Views from Norway, Sweden and Denmark - the three Nordic markets that unlike Finland have not adopted the euro - have taken a number of angles to the latest developments in the eurozone crisis.
Views from Norway, Sweden and Denmark – the three Nordic markets that unlike Finland have not adopted the euro – have taken a number of angles to the latest developments in the eurozone crisis.
Norway’s Dagens Næreingsliv points out that while Spain managed to get away its latest auction of three and six month government securities today, with high cover ratios, the interest rates demanded by buyers were considerable: 2.43% for the three month paper, against 2.36% at the last auction in June, and 3.69% on the six month paper, against 3.02% in June.
Figures put forward to Eurostat by Spain on Monday showed the country running a deficit of 8.5% of GDP, against its target of 6.3% for the whole of 2012. Knut Magnussen, senior economist at DNB Markets, wrote in a morning report that overall Spanish debt is up 7.4% since the first quarter of this year, hitting 72.1% of GDP, the paper reported.
Across the border in Sweden, Dagens Industri has picked up on Commerzbank’s latest note to customers, which says that Portugal’s target deficit rate remains a long way off.
The country’s budget improved in June, by about €3.7bn compared to the same month a year ago, but the deficit is still at 4.5%. And, there are technical reasons why the headline figures need to be put in context, the bank said. Partly the improvement was due to a book keeping exercise that shifted the burden of pension deficits. However, this does not per se address the ongoing budget deficit. Adjusting for this ought to result in a much lower improvement in national accounts of about €1bn. But this too requires adjusting for the payment of salaries to public sector staff, which will not receive additional payments going forward.

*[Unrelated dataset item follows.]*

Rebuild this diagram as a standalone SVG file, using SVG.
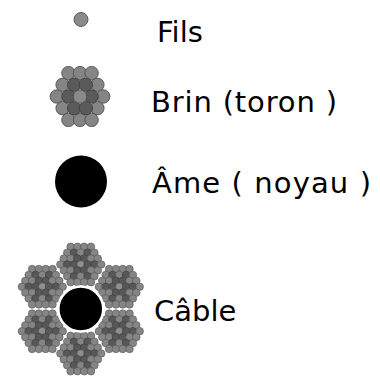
<svg xmlns="http://www.w3.org/2000/svg" xmlns:xlink="http://www.w3.org/1999/xlink" width="380" height="376" viewBox="0 0 380 376">
  <style>
    .label { font-family: "DejaVu Sans", Verdana, sans-serif; font-size: 29px; fill: #000; }
    .w-out { fill: #858585; stroke: #505050; stroke-width: 0.9; }
    .w-in  { fill: #5a5a5a; stroke: #404040; stroke-width: 0.9; }
    .w-mid { fill: #8a8a8a; stroke: #505050; stroke-width: 0.9; }
    .s-out { fill: #858585; stroke: #555; stroke-width: 0.6; }
    .s-in  { fill: #575757; stroke: #3e3e3e; stroke-width: 0.6; }
    .s-mid { fill: #8e8e8e; stroke: #555; stroke-width: 0.6; }
    .core  { fill: #000; }
  </style>
  <defs>
    <!-- 19-wire strand: 1 centre wire, 6 inner wires, 12 outer wires -->
    <g id="strand">
      <circle class="w-out" cx="-11.6" cy="-23.4" r="6.7"/>
      <circle class="w-out" cx="0" cy="-23.4" r="6.7"/>
      <circle class="w-out" cx="11.6" cy="-23.4" r="6.7"/>
      <circle class="w-out" cx="-17.4" cy="-11.7" r="6.7"/>
      <circle class="w-out" cx="17.4" cy="-11.7" r="6.7"/>
      <circle class="w-out" cx="-23.2" cy="0" r="6.7"/>
      <circle class="w-out" cx="23.2" cy="0" r="6.7"/>
      <circle class="w-out" cx="-17.4" cy="11.7" r="6.7"/>
      <circle class="w-out" cx="17.4" cy="11.7" r="6.7"/>
      <circle class="w-out" cx="-11.6" cy="23.4" r="6.7"/>
      <circle class="w-out" cx="0" cy="23.4" r="6.7"/>
      <circle class="w-out" cx="11.6" cy="23.4" r="6.7"/>
      <circle class="w-in" cx="-5.8" cy="-11.7" r="6.7"/>
      <circle class="w-in" cx="5.8" cy="-11.7" r="6.7"/>
      <circle class="w-in" cx="-11.6" cy="0" r="6.7"/>
      <circle class="w-in" cx="11.6" cy="0" r="6.7"/>
      <circle class="w-in" cx="-5.8" cy="11.7" r="6.7"/>
      <circle class="w-in" cx="5.8" cy="11.7" r="6.7"/>
      <circle class="w-mid" cx="0" cy="0" r="6.7"/>
    </g>

    <!-- 37-wire strand of the cable: grey outer wires, dark star, light centre -->
    <g id="strand37">
      <!-- row -3 -->
      <circle class="s-out" cx="-10.2" cy="-17.7" r="3.8"/>
      <circle class="s-out" cx="-3.4" cy="-17.7" r="3.8"/>
      <circle class="s-out" cx="3.4" cy="-17.7" r="3.8"/>
      <circle class="s-out" cx="10.2" cy="-17.7" r="3.8"/>
      <!-- row -2 -->
      <circle class="s-out" cx="-13.6" cy="-11.8" r="3.8"/>
      <circle class="s-in" cx="-6.8" cy="-11.8" r="3.8"/>
      <circle class="s-out" cx="0" cy="-11.8" r="3.8"/>
      <circle class="s-in" cx="6.8" cy="-11.8" r="3.8"/>
      <circle class="s-out" cx="13.6" cy="-11.8" r="3.8"/>
      <!-- row -1 -->
      <circle class="s-out" cx="-17" cy="-5.9" r="3.8"/>
      <circle class="s-out" cx="-10.2" cy="-5.9" r="3.8"/>
      <circle class="s-in" cx="-3.4" cy="-5.9" r="3.8"/>
      <circle class="s-in" cx="3.4" cy="-5.9" r="3.8"/>
      <circle class="s-out" cx="10.2" cy="-5.9" r="3.8"/>
      <circle class="s-out" cx="17" cy="-5.9" r="3.8"/>
      <!-- row 0 -->
      <circle class="s-out" cx="-20.4" cy="0" r="3.8"/>
      <circle class="s-in" cx="-13.6" cy="0" r="3.8"/>
      <circle class="s-in" cx="-6.8" cy="0" r="3.8"/>
      <circle class="s-mid" cx="0" cy="0" r="3.8"/>
      <circle class="s-in" cx="6.8" cy="0" r="3.8"/>
      <circle class="s-in" cx="13.6" cy="0" r="3.8"/>
      <circle class="s-out" cx="20.4" cy="0" r="3.8"/>
      <!-- row 1 -->
      <circle class="s-out" cx="-17" cy="5.9" r="3.8"/>
      <circle class="s-out" cx="-10.2" cy="5.9" r="3.8"/>
      <circle class="s-in" cx="-3.4" cy="5.9" r="3.8"/>
      <circle class="s-in" cx="3.4" cy="5.9" r="3.8"/>
      <circle class="s-out" cx="10.2" cy="5.9" r="3.8"/>
      <circle class="s-out" cx="17" cy="5.9" r="3.8"/>
      <!-- row 2 -->
      <circle class="s-out" cx="-13.6" cy="11.8" r="3.8"/>
      <circle class="s-in" cx="-6.8" cy="11.8" r="3.8"/>
      <circle class="s-out" cx="0" cy="11.8" r="3.8"/>
      <circle class="s-in" cx="6.8" cy="11.8" r="3.8"/>
      <circle class="s-out" cx="13.6" cy="11.8" r="3.8"/>
      <!-- row 3 -->
      <circle class="s-out" cx="-10.2" cy="17.7" r="3.8"/>
      <circle class="s-out" cx="-3.4" cy="17.7" r="3.8"/>
      <circle class="s-out" cx="3.4" cy="17.7" r="3.8"/>
      <circle class="s-out" cx="10.2" cy="17.7" r="3.8"/>
    </g>
  </defs>

  <rect width="380" height="376" fill="#fff"/>

  <g id="fils">
    <circle class="w-mid" cx="81" cy="19.5" r="7"/>
    <text class="label" x="157" y="42">Fils</text>
  </g>

  <g id="brin">
    <use xlink:href="#strand" href="#strand" transform="translate(80,96.5)"/>
    <text class="label" x="151" y="112" font-size="30" textLength="186">Brin (toron )</text>
  </g>

  <g id="ame">
    <circle class="core" cx="81" cy="181.5" r="26"/>
    <text class="label" x="152" y="193" font-size="30" textLength="219">Âme ( noyau )</text>
  </g>

  <g id="cable">
    <!-- six strands laid around the core, 44.5px from its centre -->
    <use href="#strand37" transform="translate(80.8,264.5)"/>
    <use href="#strand37" transform="translate(119.3,286.75)"/>
    <use href="#strand37" transform="translate(119.3,331.25)"/>
    <use href="#strand37" transform="translate(80.8,353.5)"/>
    <use href="#strand37" transform="translate(42.3,331.25)"/>
    <use href="#strand37" transform="translate(42.3,286.75)"/>
    <circle class="core" cx="80.8" cy="309" r="22.5" stroke="#fff" stroke-width="2.6"/>
    <text class="label" x="154" y="321">Câble</text>
  </g>
</svg>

Staying on the theme of pensions, Henrik Henriksen, chief strategist at Denmark’s PFA Pension, is quoted in Børsen as saying the crisis would be worse from his perspective if Denmark was in the eurozone.

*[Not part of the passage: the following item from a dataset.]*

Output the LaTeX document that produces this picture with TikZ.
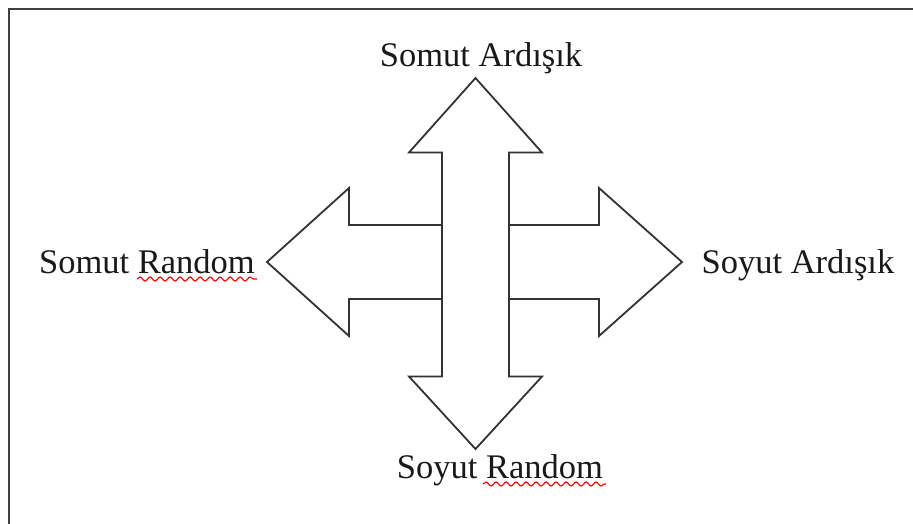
\documentclass[tikz,border=0pt]{standalone}
\usepackage{fontspec}
\setmainfont{Liberation Serif}
\usetikzlibrary{decorations.pathmorphing}
\tikzset{
  outline/.style={draw=black!80, line width=1.8pt, line join=miter, fill=white},
  lbl/.style={anchor=base, inner sep=0pt, font=\fontsize{34.5pt}{40pt}\selectfont, text=black!90},
  spell/.style={draw=red, line width=1.1pt, decorate, decoration={snake, segment length=10pt, amplitude=2pt}},
  frame/.style={draw=black!75, line width=2pt}
}
\begin{document}
\begin{tikzpicture}[x=1pt,y=-1pt]
\useasboundingbox (0,0) rectangle (913,524);
\fill[white] (0,0) rectangle (913,524);
\begin{scope}
\clip (0,0) rectangle (913,524);
\draw[frame] (9,9) rectangle (940,560);
\end{scope}
% horizontal double arrow (behind)
\draw[outline] (267,262) -- (349,188) -- (349,225) -- (599,225) -- (599,188) -- (682,262)
  -- (599,336) -- (599,299) -- (349,299) -- (349,336) -- cycle;
% vertical double arrow (front)
\draw[outline] (475.5,78) -- (542,152.5) -- (509,152.5) -- (509,376.5) -- (542,376.5)
  -- (475.5,449) -- (409,376.5) -- (442,376.5) -- (442,152.5) -- (409,152.5) -- cycle;
% labels
\node[lbl] (top) at (481,67) {Somut Ardışık};
\node[lbl] (left) at (147,273) {Somut Random};
\node[lbl] (right) at (798,273) {Soyut Ardışık};
\node[lbl] (bottom) at (500,478) {Soyut Random};
% spell-check underlines
\draw[spell] (137,279) -- (257,279);
\draw[spell] (483,484) -- (606,484);
\end{tikzpicture}
\end{document}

Any improvement in the near term will depend on the political reaction pending to the latest turn for the worse in the ongoing crisis: “It is an existential crisis for the euro, and it is definitely serious.”
At Nordea Markets, chief analyst European Economies Anders Svendsen said that for all the noise, the latest PMI figures from the eurozone suggested a stabilisation in July, which was in line with expectations.
“The numbers are bad but the situation did not worsen in July compared with June, which means that the ECB is likely to keep interest rates on hold at the August meeting and evaluate the effects on the rate cut earlier this month.”
“The German PMI numbers showed the biggest surprise with a significant drop led by the manufacturing sector. The recession that was barely avoided in Q1 seem very likely to have become reality in Q2 and Q3. Yesterday’s announcement from Moody’s that Germany has been put on negative ratings watch and today’s drop in the PMI shows that even the strongest countries in the euro area are heavily affected by the debt crisis in Southern Europe.”
“The French PMI numbers showed an increase led by a significant improvement in the service sector.”